Experimental and computational analysis of packed-bed thermal energy storage tank designed for adiabatic compressed air energy storage system

The growing importance of decarbonization and renewable energy sources to national power systems has brought about a need to implement large-scale energy storage technology. Adiabatic Compressed Air Energy Storage (A-CAES) systems comport with the environmental requirements of renewable energy storage better than traditional CAES systems because they eliminate the combustion of auxiliary fuel during discharge. This benefit is achieved with a Thermal Energy Storage (TES) tank that heats up during the air compression step, stores the thermal energy, and then releases it during discharge by heating the expanding air. This process increases the overall energy efficiency of the A-CAES system since a large portion of the heat of compression is used rather than lost. The subject of this paper is an experimental and numerical study of a slender basalt-filled TES tank designed for installation in decommissioned mine shafts. Storing energy in such otherwise unused, already depreciated infrastructure represents a unique application and economic opportunity for highly urbanized industrial areas.

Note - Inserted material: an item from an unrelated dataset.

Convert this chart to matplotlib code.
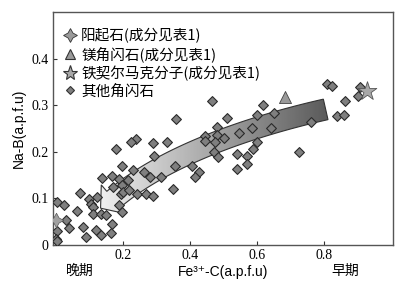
import numpy as np
import matplotlib
matplotlib.use('Agg')
import matplotlib.pyplot as plt
from matplotlib.lines import Line2D
from matplotlib.patches import Polygon

# other amphiboles (Fe3+-C, Na-B)
other_x = [0.811, 0.826, 0.907, 0.904, 0.865, 0.839, 0.861, 0.761, 0.727,
           0.468, 0.360, 0.511, 0.620, 0.600, 0.653, 0.642, 0.587, 0.546,
           0.481, 0.481, 0.501, 0.445, 0.445, 0.477, 0.333, 0.290, 0.239,
           0.226, 0.179, 0.602, 0.588, 0.293, 0.473, 0.485, 0.541, 0.540,
           0.572, 0.571, 0.199, 0.232, 0.355, 0.408, 0.428, 0.416, 0.264,
           0.281, 0.313, 0.137, 0.167, 0.190, 0.216, 0.172, 0.199, 0.194,
           0.202, 0.220, 0.244, 0.270, 0.291, 0.351, 0.073, 0.100, 0.104,
           0.124, 0.005, 0.025, 0.065, 0.110, 0.112, 0.134, 0.149, 0.189,
           0.199, 0.030, 0.040, 0.005, 0.083, 0.090, 0.120, 0.136, 0.169,
           0.166, 0.000, 0.003]
other_y = [0.345, 0.342, 0.338, 0.320, 0.308, 0.276, 0.280, 0.264, 0.200,
           0.310, 0.271, 0.273, 0.300, 0.278, 0.284, 0.252, 0.252, 0.241,
           0.253, 0.237, 0.230, 0.234, 0.224, 0.220, 0.222, 0.218, 0.227,
           0.220, 0.205, 0.222, 0.206, 0.191, 0.200, 0.188, 0.196, 0.164,
           0.190, 0.174, 0.170, 0.160, 0.169, 0.169, 0.157, 0.145, 0.156,
           0.145, 0.145, 0.143, 0.148, 0.141, 0.140, 0.124, 0.128, 0.110,
           0.113, 0.118, 0.110, 0.110, 0.106, 0.121, 0.111, 0.099, 0.089,
           0.104, 0.092, 0.085, 0.074, 0.081, 0.067, 0.067, 0.064, 0.085,
           0.071, 0.053, 0.037, 0.030, 0.038, 0.018, 0.033, 0.022, 0.046,
           0.026, 0.012, 0.008]

actinolite = (0.0, 0.053)
mg_hornblende = (0.685, 0.317)
ferri_molecule = (0.928, 0.330)

# trend arrow: bezier control points of the centre line, and the tip
arrow_x = [0.806, 0.597, 0.331, 0.173]
arrow_y = [0.291, 0.257, 0.195, 0.098]
arrow_tip = (0.134, 0.079)

labels = ['阳起石(成分见表1)', '镁角闪石(成分见表1)',
          '铁契尔马克分子(成分见表1)', '其他角闪石']

cjk = ['Noto Sans CJK SC', 'DejaVu Sans']
serif = 'Liberation Serif'
sans = ['Liberation Sans', 'DejaVu Sans']

fig = plt.figure(figsize=(4.13, 2.93), dpi=100)
ax = fig.add_axes([53 / 413, 48 / 293, 340 / 413, 233 / 293])
ax.set_xlim(-0.008, 1.007)
ax.set_ylim(0, 0.5)

# build the arrow outline in display space
P = ax.transData.transform(np.column_stack([arrow_x, arrow_y]))
t = np.linspace(0, 1, 80)[:, None]
B = ((1 - t) ** 3 * P[0] + 3 * (1 - t) ** 2 * t * P[1]
     + 3 * (1 - t) * t ** 2 * P[2] + t ** 3 * P[3])
D = (3 * (1 - t) ** 2 * (P[1] - P[0]) + 6 * (1 - t) * t * (P[2] - P[1])
     + 3 * t ** 2 * (P[3] - P[2]))
D = D / np.linalg.norm(D, axis=1)[:, None]
N = np.column_stack([-D[:, 1], D[:, 0]])
hw = 10.5
upper = B + N * hw
lower = B - N * hw
c1 = B[-1] + N[-1] * 19
c2 = B[-1] - N[-1] * 19
tip = ax.transData.transform(arrow_tip)
outline = np.vstack([upper, c1, tip, c2, lower[::-1]])
outline = ax.transData.inverted().transform(outline)

patch = Polygon(outline, closed=True, facecolor='none',
                edgecolor='#333333', lw=0.8, zorder=2)
ax.add_patch(patch)
gx = np.linspace(-0.008, 1.007, 300)
grad = np.clip(0.94 - 0.6 * (gx - 0.13) / 0.7, 0.3, 0.95)[None, :]
im = ax.imshow(grad, extent=[-0.008, 1.007, 0, 0.5], cmap='gray',
               vmin=0, vmax=1, aspect='auto', zorder=1.5,
               interpolation='bilinear')
im.set_clip_path(patch)
ax.set_xlim(-0.008, 1.007)
ax.set_ylim(0, 0.5)

ax.scatter(other_x, other_y, marker='D', s=25, c='#7f7f7f',
           edgecolors='#2a2a2a', linewidths=0.8, zorder=3)
ax.scatter(*actinolite, marker=(4, 1, 0), s=110, c='#a0a0a0',
           edgecolors='#555555', linewidths=0.5, zorder=4)
ax.scatter(*mg_hornblende, marker='^', s=75, c='#9a9a9a',
           edgecolors='#444444', linewidths=0.6, zorder=4)
ax.scatter(*ferri_molecule, marker='*', s=200, c='#a8a8a8',
           edgecolors='#555555', linewidths=0.6, zorder=4)

handles = [
    Line2D([], [], ls='', marker=(4, 1, 0), ms=10, mfc='#9a9a9a',
           mec='#333333', mew=0.6),
    Line2D([], [], ls='', marker='^', ms=7, mfc='#9a9a9a',
           mec='#333333', mew=0.8),
    Line2D([], [], ls='', marker='*', ms=11, mfc='#a8a8a8',
           mec='#333333', mew=0.8),
    Line2D([], [], ls='', marker='D', ms=4.5, mfc='#7f7f7f',
           mec='#333333', mew=0.8),
]
ax.legend(handles, labels, loc='upper left', frameon=False,
          prop={'family': cjk, 'size': 10.5}, handlelength=1.0,
          handletextpad=0.3, labelspacing=0.22,
          borderaxespad=0.0, bbox_to_anchor=(0.01, 0.955))

ax.set_xticks([0.2, 0.4, 0.6, 0.8])
ax.set_xticklabels(['0.2', '0.4', '0.6', '0.8'])
ax.set_yticks([0, 0.1, 0.2, 0.3, 0.4])
ax.set_yticklabels(['0', '0.1', '0.2', '0.3', '0.4'])
ax.tick_params(direction='in', length=3, width=0.8, color='#333333',
               labelsize=10, pad=3)
for lab in ax.get_xticklabels() + ax.get_yticklabels():
    lab.set_fontfamily(serif)
for s in ax.spines.values():
    s.set_color('#555555')
    s.set_linewidth(1.0)

ax.set_xlabel('Fe³⁺-C(a.p.f.u)', family=sans, fontsize=10, labelpad=2)
ax.set_ylabel('Na-B(a.p.f.u)', family=sans, fontsize=10, labelpad=4)
ax.text(0.08, -0.11, '晚期', transform=ax.transAxes, ha='center',
        va='center', family=cjk, fontsize=10)
ax.text(0.86, -0.11, '早期', transform=ax.transAxes, ha='center',
        va='center', family=cjk, fontsize=10)

fig.savefig('out.png', dpi=100)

Situating A-CAES systems in mine shafts also significantly reduces their cost due to natural stress compensation from high air pressure. The slenderness of the reservoir compared to existing and previously studied systems has a positive effect on the efficiency of heat storage in the basalt due to the reduced heat conduction field, but results in a greater pressure drop of the flowing air. To investigate the performance of the TES storage tank, a laboratory bench was constructed with basalt grit as the accumulation material. The experimental results obtained were used to verify the numerical model used in ANSYS Fluent. The numerical model showed a theory-experiment discrepancy in the basalt temperature rise results of only 1.91% for the entire curves and 2.29% for the most intense temperature rise phase, and the difference between the pressure drop results did not exceed 4%. The flexibility of the numerical model was tested for various input parameters. A high level of model validation was achieved by selecting an accurate correlation for the Nusselt number, as well as implementation of temperature-dependent thermodynamic parameters for the storage material.